(Plotting code records)

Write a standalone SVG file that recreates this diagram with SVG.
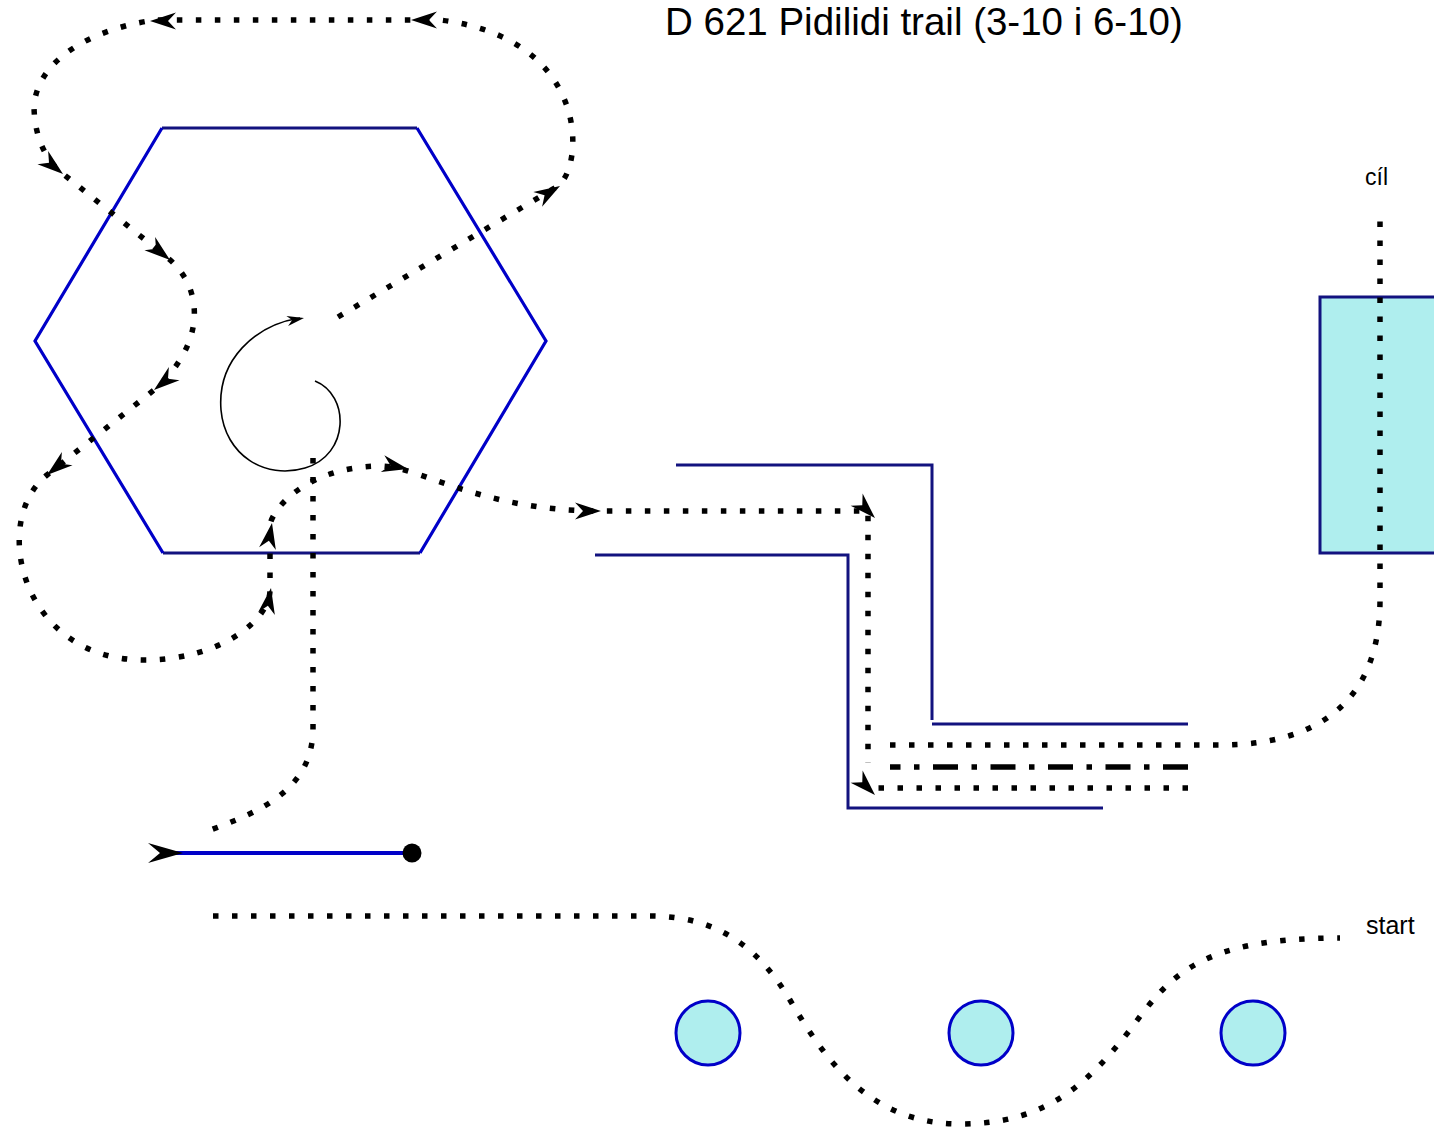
<svg xmlns="http://www.w3.org/2000/svg" xmlns:xlink="http://www.w3.org/1999/xlink" width="1434" height="1128" viewBox="0 0 1434 1128">
<style>
.dot{fill:none;stroke:#000;stroke-width:5.5;stroke-dasharray:5.5 13.5}
.navy{fill:none;stroke:#12127f;stroke-width:3}
.blue{fill:none;stroke:#0000c8;stroke-width:3.2}
.lbl{font-family:"Liberation Sans",Arial,sans-serif;fill:#000}
.arr{fill:#000}
</style>
<defs>
<path id="ah" d="M0,0 L-26,-8.5 L-18,0 L-26,8.5 Z"/>
<path id="ahs" d="M0,0 L-17,-5 L-12,0 L-17,5 Z"/>
<path id="ahb" d="M0,0 L-35,-10 L-23,0 L-35,10 Z"/>
</defs>
<rect width="1434" height="1128" fill="#fff"/>

<text class="lbl" x="665" y="35" font-size="38.5">D 621 Pidilidi trail (3-10 i 6-10)</text>

<g id="goal-box">
<rect x="1320" y="297" width="130" height="256" fill="#afeeee" stroke="#12127f" stroke-width="3"/>
</g>

<g id="hexagon">
<line class="navy" x1="162" y1="128" x2="417" y2="128"/>
<line class="navy" x1="163" y1="553" x2="420" y2="553"/>
<polyline class="blue" points="162,128 35,341 163,553"/>
<polyline class="blue" points="417,128 546,341 420,553"/>
</g>

<g id="tunnel">
<polyline class="navy" points="676,465 932,465 932,720"/>
<line class="navy" x1="932" y1="724" x2="1188" y2="724"/>
<polyline class="navy" points="595,555 848,555 848,808 1103,808"/>
</g>

<g id="circles">
<circle cx="708" cy="1033" r="32" fill="#afeeee" stroke="#0000c8" stroke-width="3"/>
<circle cx="981" cy="1033" r="32" fill="#afeeee" stroke="#0000c8" stroke-width="3"/>
<circle cx="1253" cy="1033" r="32" fill="#afeeee" stroke="#0000c8" stroke-width="3"/>
</g>

<g id="legend-line">
<line x1="170" y1="853" x2="412" y2="853" stroke="#0000c8" stroke-width="4"/>
<circle cx="412" cy="853" r="9.5" fill="#000"/>
<use href="#ahb" class="arr" transform="translate(183,853)"/>
</g>

<g id="spiral">
<path d="M315,381 C350,395 350,455 305,468 C265,480 225,455 221,410 C217,360 255,325 300,318" fill="none" stroke="#000" stroke-width="1.6"/>
<use href="#ahs" class="arr" transform="translate(304,318) rotate(-10)"/>
</g>

<g id="connectors">
<path class="dot" d="M338,317 L558,186 C585,165 590,38 440,20 H155 C110,26 40,50 34,105 C34,135 45,160 62,173 L169,259 C205,290 205,345 154,390 L47,475 C-10,520 20,660 144,660 C220,660 270,620 270,590 V525 C272,510 305,467 380,466 C420,466 480,511 600,511 H868 V763"/>
<path class="dot" d="M313,458 V728 C313,790 260,812 205,832"/>
<path class="dot" d="M890,745 H1220 C1320,745 1380,700 1380,600 V212"/>
<path d="M1188,767 H890" fill="none" stroke="#000" stroke-width="5.5" stroke-dasharray="25 13.5 5.5 13.5"/>
<path class="dot" d="M1188,788 H872"/>
<path class="dot" d="M213,916 H650 C720,916 760,950 790,1000 C825,1060 870,1124 960,1124 C1050,1124 1090,1080 1130,1030 C1170,975 1200,938 1340,938"/>
<use href="#ah" class="arr" transform="translate(411,20) rotate(180)"/>
<use href="#ah" class="arr" transform="translate(150,21) rotate(180)"/>
<use href="#ah" class="arr" transform="translate(63,174) rotate(39)"/>
<use href="#ah" class="arr" transform="translate(170,260) rotate(39)"/>
<use href="#ah" class="arr" transform="translate(154,390) rotate(141)"/>
<use href="#ah" class="arr" transform="translate(47,475) rotate(141)"/>
<use href="#ah" class="arr" transform="translate(271,588) rotate(-80)"/>
<use href="#ah" class="arr" transform="translate(272,523) rotate(-80)"/>
<use href="#ah" class="arr" transform="translate(408,469) rotate(12)"/>
<use href="#ah" class="arr" transform="translate(601,511)"/>
<use href="#ah" class="arr" transform="translate(875,518) rotate(45)"/>
<use href="#ah" class="arr" transform="translate(875,795) rotate(45)"/>
<use href="#ah" class="arr" transform="translate(560,186) rotate(-31)"/>
</g>

<text class="lbl" x="1365" y="185" font-size="23">cíl</text>
<text class="lbl" x="1366" y="934" font-size="25">start</text>
</svg>
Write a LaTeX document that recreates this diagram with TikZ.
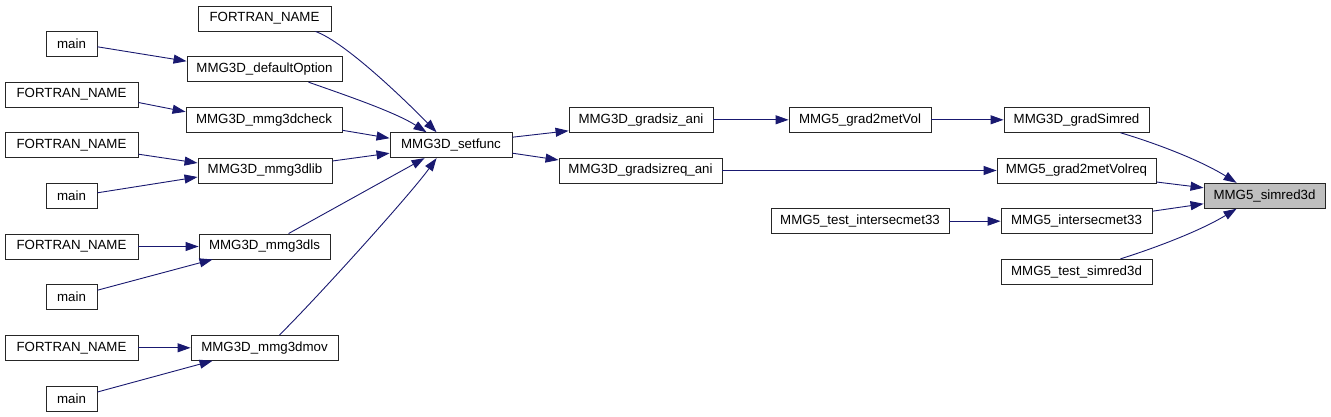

◆ Exercise description
Look through the data above. Each line containing the word "this" needs to be copied.

◆ Exercise answer
Write a standalone SVG file that recreates this diagram with SVG.
Write a LaTeX document that recreates this diagram with TikZ.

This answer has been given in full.